As the constitutional historian at USCA, Beth was asked to speak about Justice Ginsburg’s contributions to the law over the course of her life. Her full remarks are below, followed by pictures I took at the event.

May her memory be a blessing. The Honorable Ruth Bader Ginsburg died on Rosh Hashanah. In the Jewish tradition, that makes her a person of great righteousness. May her memory be a blessing. What that means is not may we remember her to comfort ourselves, but may we remember her through our acts. May we continue her legacy, may we fight for those who are marginalized, may we fight for what is right and just, and may we defend her vision of gender equality, may we will into being her belief that “women belong in all places where decisions are being made.”

Women have been left out of the constitution, once by the framers’ failure to envision women as equal citizens and independent legal beings and then again by the thwarting of the ERA, but Ginsburg fought to make, in that centuries old document, a space for us.

After joining the faculty at Rutgers Law School, she began volunteering for the ACLU. Taking aim at laws ostensibly intended to protect women, she slowly began to reeducate the judiciary about the inherent oppression in such legislation, laws which turned “a pedestal into a cage.” She argued six cases before the Supreme Court between 1971 and 1978, winning five of them.

Reed vs Reed (1971) won women equal rights to administer estates, rejecting an Idaho law grounded in the belief that men were more familiar with the business world and thus better suited to the task. Her brief, a groundbreaking inventory of the law’s oppression of American women, became known as the “grandmother” brief and formed the basis for future challenges to women’s inequality.

In Frontiero v. Richardson (1973) she successfully argued for the right of women in the military to receive benefits for their spouses, just as men did, finding the fifth amendment’s due process clause required the equal treatment of men and women.

Ginsburg recognized that gender inequality hurt men as well as women, an argument she brought before the court in 1975, Wienberger v. Wiesenfeld, when she won the right for widowers, along with widows, to receive social security survivor benefits. More than a legal mind, she cared about those she fought for; after his wife’s death in childbirth, Stephen Wiesenfeld wanted the benefit to stay home and care for their infant son Jason; 23 years later she officiated at Jason’s wedding and 42 years later she presided over Stephen’s second wedding, this time at the Supreme Court. Along the way she presided at many weddings, including the same sex wedding of a former student, aligning with her unfailing support marriage equality, culminating in Obergefell v.

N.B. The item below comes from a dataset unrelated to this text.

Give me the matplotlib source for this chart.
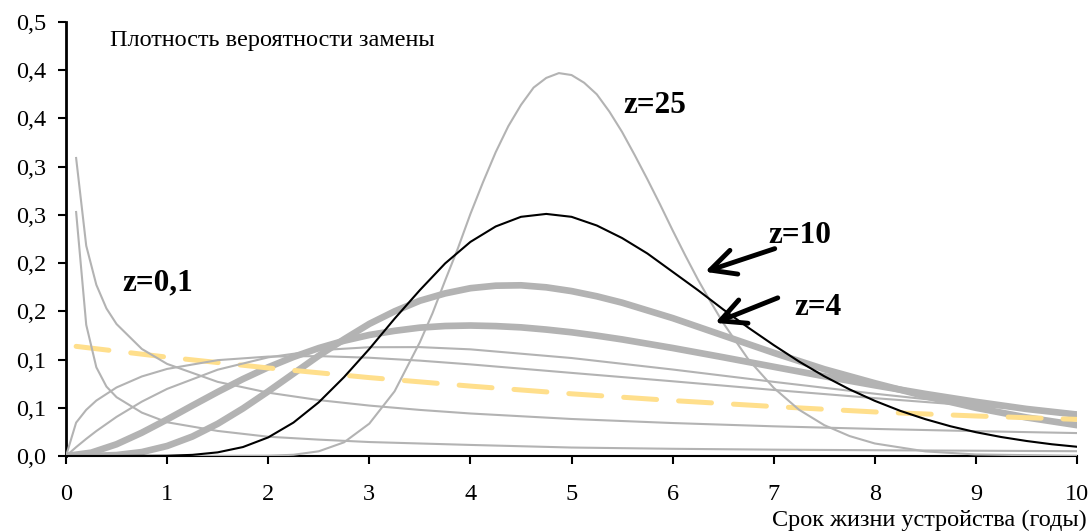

Hodges, where she joined with the majority to find in the constitution the right to marriage equality. She presided over her grandson Paul’s ceremony and most recently that of a family friend, a few short weeks before her death.

In a seemingly more trivial case, Craig v. Boren (1976) a case she worked on but did not argue, Oklahoma boys won the right to buy light beer at the same age as girls. In reality, it was an incredibly significant case, one in which seven of the nine justices ruled that the by treating men and women differently, by letting girls drink at 18 but requiring boys to wait until 21, the law violated the fourteenth amendment—granting women significant protection. The case also raised the standard of review of gender discrimination from the lowest standard—rational basis—to intermediate scrutiny, a major, if incomplete step forward.

After joining the Supreme Court in 1993 as the second female justice, in 1996 Ginsburg penned her most significant majority ruling advancing women’s rights, United States v. Virginia, when the court ruled against the Virginia Military Institute’s male-only admissions policy, finding that even the proposed creation of a parallel female academy did not satisfy the fourteenth amendment’s equal protection clause. She wrote that “genuinely equal protection” leaves no room for “a law or official policy that denies to women simply because they are women equal opportunity to aspire, achieve, participate in, and contribute to society based upon what they can do.”

But it was her dissents that brought her fame, and that phrase “I dissent”, along with her affectionate nickname, “the notorious RBG,” came to represent to her admirers persistence in the face of injustice and the dogged belief that standing up for what was right mattered even if the face of seeming defeat. She forcefully dissented in cases threatening women’s access to contraception, called out the men on the court for using “flimsy and transparent justifications” to restrict a woman’s right to choose, and criticized the assaults on democracy made in Citizens United along with the court’s destruction of the Voting Rights Act.

She was never afraid to draw on her personal experiences to argue for equality and fair treatment, pointing out to the men on the court in a case centered on the strip search student, “they have never been a 13-year old girl. It’s a very sensitive age for a girl. I don’t think my colleagues, some of them, understand that.”

As a young woman, she faced open discrimination in the workplace, losing a job for the crime of being pregnant with her first child with the love of her life, her husband Marty. After the Supreme Court ruled that pregnancy discrimination was not a form of gender discrimination, denying women protection, a few years later she helped draft the Pregnancy Discrimination Act, which still protects pregnant women today from workplace discrimination.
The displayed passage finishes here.